Depending on how you order the rationals to begin with, the sequence $x_n$ could tend to anything in $[0,1]$ or could diverge.

Say $y\in[0,1]$. Start with an enumeration $r_1,\dots$ of the rationals in $(0,1)$. When I say "choose a rational such that [whatever]" I mean you should choose the first rational currently on that list that satisfies [whatever], and then cross it off the list.

Start by choosing $10$ rationals in $I_1=(y-1/10,y+1/10)$. Then choose one rational in $[0,1]\setminus I_1$. Then choose $100$ rationals in $I_2=(y-1/100,y+1/100)$, and then choose one rational in $[0,1]\setminus I_2$. Etc.

First, note we have in fact defined a reordering of the original list. No rational appears in the new ordering more than once, because it is crossed off the original list the first time it is chosen. And every rational appears on the new list. In fact you can show by induction on $n$ that $r_n$ must be chosen at some stage: By induction you can assume that every $r_j$ for $j<n$ is chosen at some stage.
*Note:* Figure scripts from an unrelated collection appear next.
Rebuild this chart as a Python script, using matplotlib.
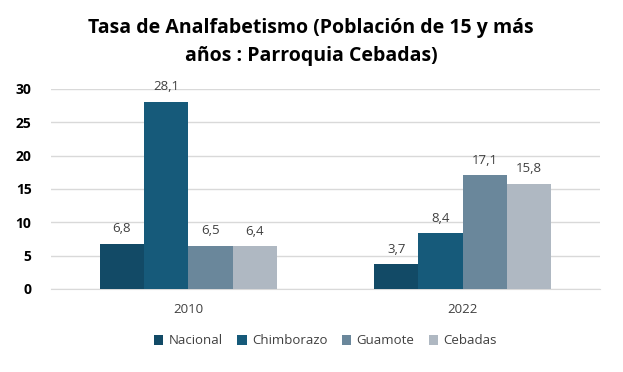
import matplotlib
import matplotlib.pyplot as plt
import numpy as np

matplotlib.use("Agg")

plt.rcParams["font.family"] = ["Open Sans", "DejaVu Sans"]

years = ["2010", "2022"]
series = ["Nacional", "Chimborazo", "Guamote", "Cebadas"]
values = {
    "Nacional": [6.8, 3.7],
    "Chimborazo": [28.1, 8.4],
    "Guamote": [6.5, 17.1],
    "Cebadas": [6.4, 15.8],
}
colors = ["#124A66", "#165A7A", "#6A879B", "#AFB8C2"]
yticks = [0, 5, 10, 15, 20, 25, 30]

W, H = 623, 372
fig = plt.figure(figsize=(W / 100, H / 100), dpi=100)
ax = fig.add_axes([51 / W, 1 - 289 / H, 549 / W, 200 / H])

x = np.arange(len(years))
bw = 0.645 / len(series)
for i, (name, c) in enumerate(zip(series, colors)):
    pos = x + (i - 1.5) * bw
    bars = ax.bar(pos, values[name], width=bw, color=c, label=name, zorder=3)
    for b, v in zip(bars, values[name]):
        ax.annotate(f"{v:.1f}".replace(".", ","), (b.get_x() + b.get_width() / 2, v),
                    xytext=(0, 6), textcoords="offset points", ha="center", va="bottom",
                    fontsize=9.5, color="#404040")

ax.set_xlim(-0.5, 1.5)
ax.set_ylim(0, 30)
ax.set_yticks(yticks)
ax.set_xticks(x)
ax.set_xticklabels(years)
ax.grid(axis="y", color="#D9D9D9", linewidth=1, zorder=0)
for s in ["top", "right", "left"]:
    ax.spines[s].set_visible(False)
ax.spines["bottom"].set_color("#D9D9D9")
ax.tick_params(axis="both", length=0)
ax.tick_params(axis="x", labelsize=9.5, labelcolor="#404040", pad=10)
ax.tick_params(axis="y", labelsize=10, labelcolor="#000000", pad=14)
for t in ax.get_yticklabels():
    t.set_fontweight("bold")

fig.text(311 / W, 1 - 42 / H, "Tasa de Analfabetismo (Población de 15 y más\naños : Parroquia Cebadas)",
         ha="center", va="center", fontsize=14, fontweight="bold", linespacing=1.5)

ax.legend(loc="center", bbox_to_anchor=(0.5, (289 - 341) / 200), ncol=4, frameon=False,
          fontsize=9.5, handlelength=0.7, handleheight=0.7, handletextpad=0.4,
          columnspacing=1.1, labelcolor="#404040")

fig.savefig("out.png", dpi=100)
plt.close(fig)
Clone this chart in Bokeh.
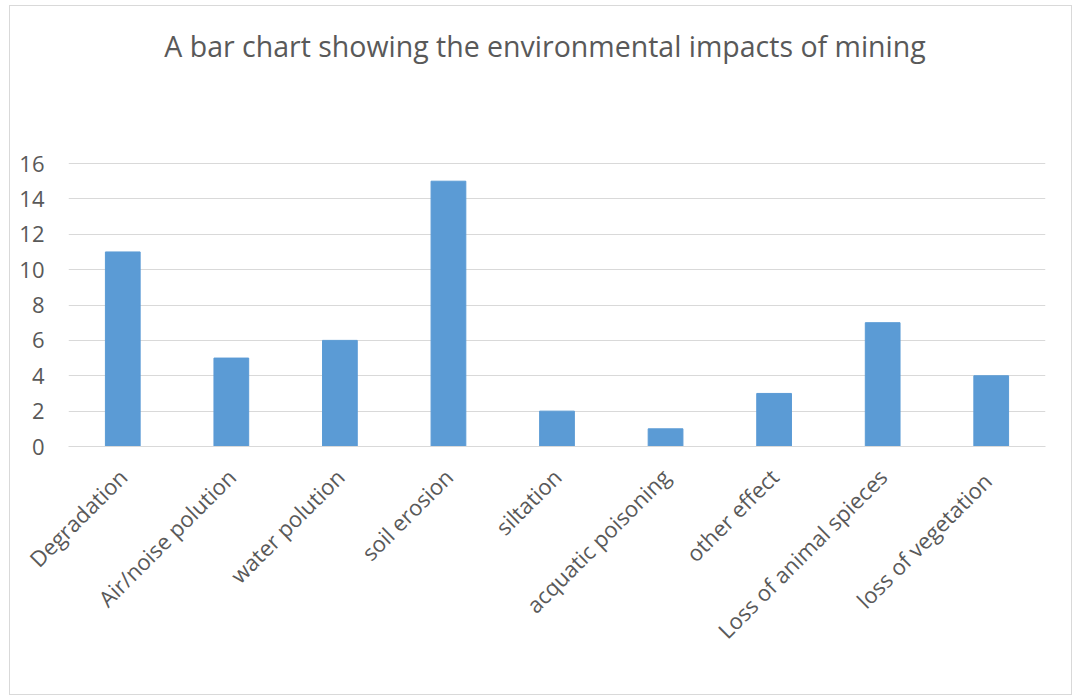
import math
from bokeh.plotting import figure
from bokeh.models import Range1d, FactorRange, FixedTicker, Label
from bokeh.embed import file_html
from bokeh.resources import INLINE

categories = ["Degradation", "Air/noise polution", "water polution", "soil erosion",
              "siltation", "acquatic poisoning", "other effect",
              "Loss of animal spieces", "loss of  vegetation"]
values = [11, 5, 6, 15, 2, 1, 3, 7, 4]
y_ticks = [0, 2, 4, 6, 8, 10, 12, 14, 16]
title_text = "A bar chart showing the environmental impacts of mining"

FONT = "Open Sans"
TXT = "#595959"
GRID = "#d9d9d9"
BAR = "#5b9bd5"

# The value axis spans 0..16 over 283 px; the frame is extended upward (no ticks/grid
# there) so the chart title can sit inside the frame as a text label.
AXIS_MAX = 16
AXIS_PX = 283
TOP_BORDER = 20
FRAME_PX = 690 - TOP_BORDER - 250
y_top = AXIS_MAX * FRAME_PX / AXIS_PX
title_y = AXIS_MAX * 401 / AXIS_PX
title_x = len(categories) / 2  # middle of the categorical axis

p = figure(width=1063, height=690, output_backend="svg", toolbar_location=None,
           x_range=FactorRange(*categories), y_range=Range1d(0, y_top),
           min_border_left=58, min_border_right=28, min_border_top=TOP_BORDER,
           min_border_bottom=250, tools="")
p.margin = (5, 0, 0, 9)
p.styles = {"border": "1px solid #d9d9d9"}
p.outline_line_color = None

p.vbar(x=categories, top=values, width=0.32, color=BAR)

p.xgrid.grid_line_color = None
p.ygrid.grid_line_color = GRID
p.ygrid.grid_line_width = 1
p.yaxis.ticker = FixedTicker(ticks=y_ticks)
p.yaxis.axis_line_color = None
p.yaxis.major_tick_line_color = None
p.yaxis.minor_tick_line_color = None
p.yaxis.major_label_standoff = 18
p.yaxis.major_label_text_font = FONT
p.yaxis.major_label_text_font_size = "22px"
p.yaxis.major_label_text_color = TXT

p.xaxis.axis_line_color = GRID
p.xaxis.major_tick_line_color = None
p.xaxis.minor_tick_line_color = None
p.xaxis.major_label_orientation = math.pi / 4
p.xaxis.major_label_standoff = 20
p.xaxis.major_label_text_font = FONT
p.xaxis.major_label_text_font_size = "22px"
p.xaxis.major_label_text_color = TXT

title = Label(x=title_x, y=title_y, x_offset=-12, text=title_text,
              text_align="center", text_baseline="middle",
              text_font=FONT, text_font_size="28.5px", text_color=TXT)
p.add_layout(title)

open("out.html", "w").write(file_html(p, INLINE))
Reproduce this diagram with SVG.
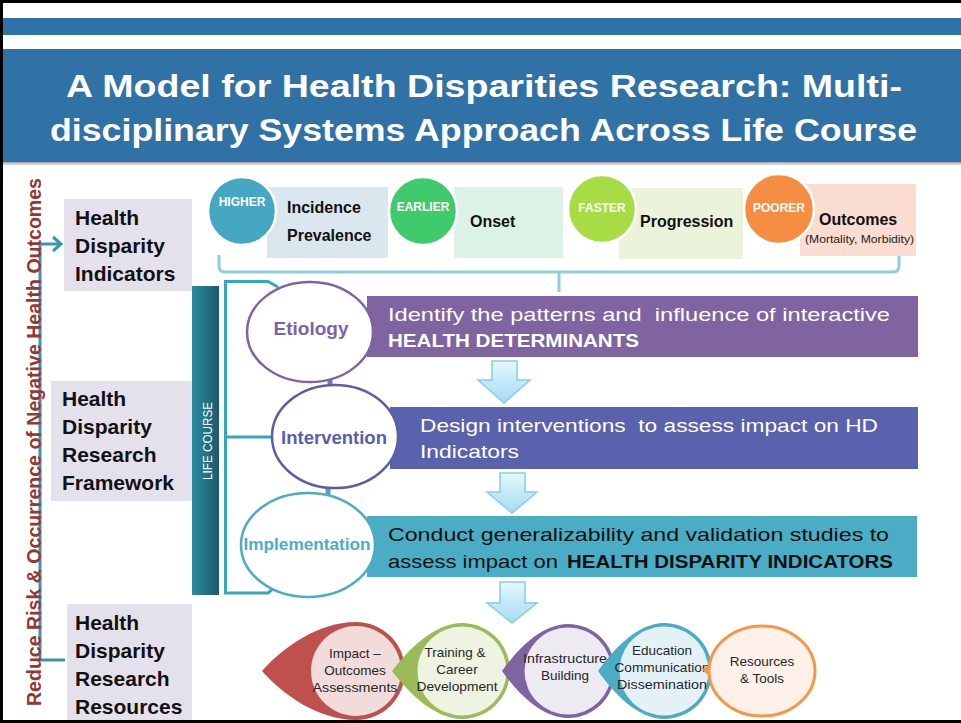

So at some stage $r_n$ is the first remaining entry on the original list; hence it will be chosen soon, since either it's in $I_k$ or not.

And for large $n$ the vast majority of the rationals in the first $n$ elements of the new ordering are very close to $y$, hence $x_n\to y$.

(Similarly, to get $x_n$ to diverge: Start with a large number of rationals near $0$. Follow with a huge number of rationals near $1$, then a stupendous number of rationals near $0$...)

Answer 2

It depends on the order that you put them.
For example, let $A=(0,1/10]$, $B=(1/10,2/10]$ and $C=(2/10,1)$.
Pick one number from $A$, one from $B$, one from $C$ and repeat. The average will be less than $(\frac1{10}+\frac2{10}+1)/3=13/30$.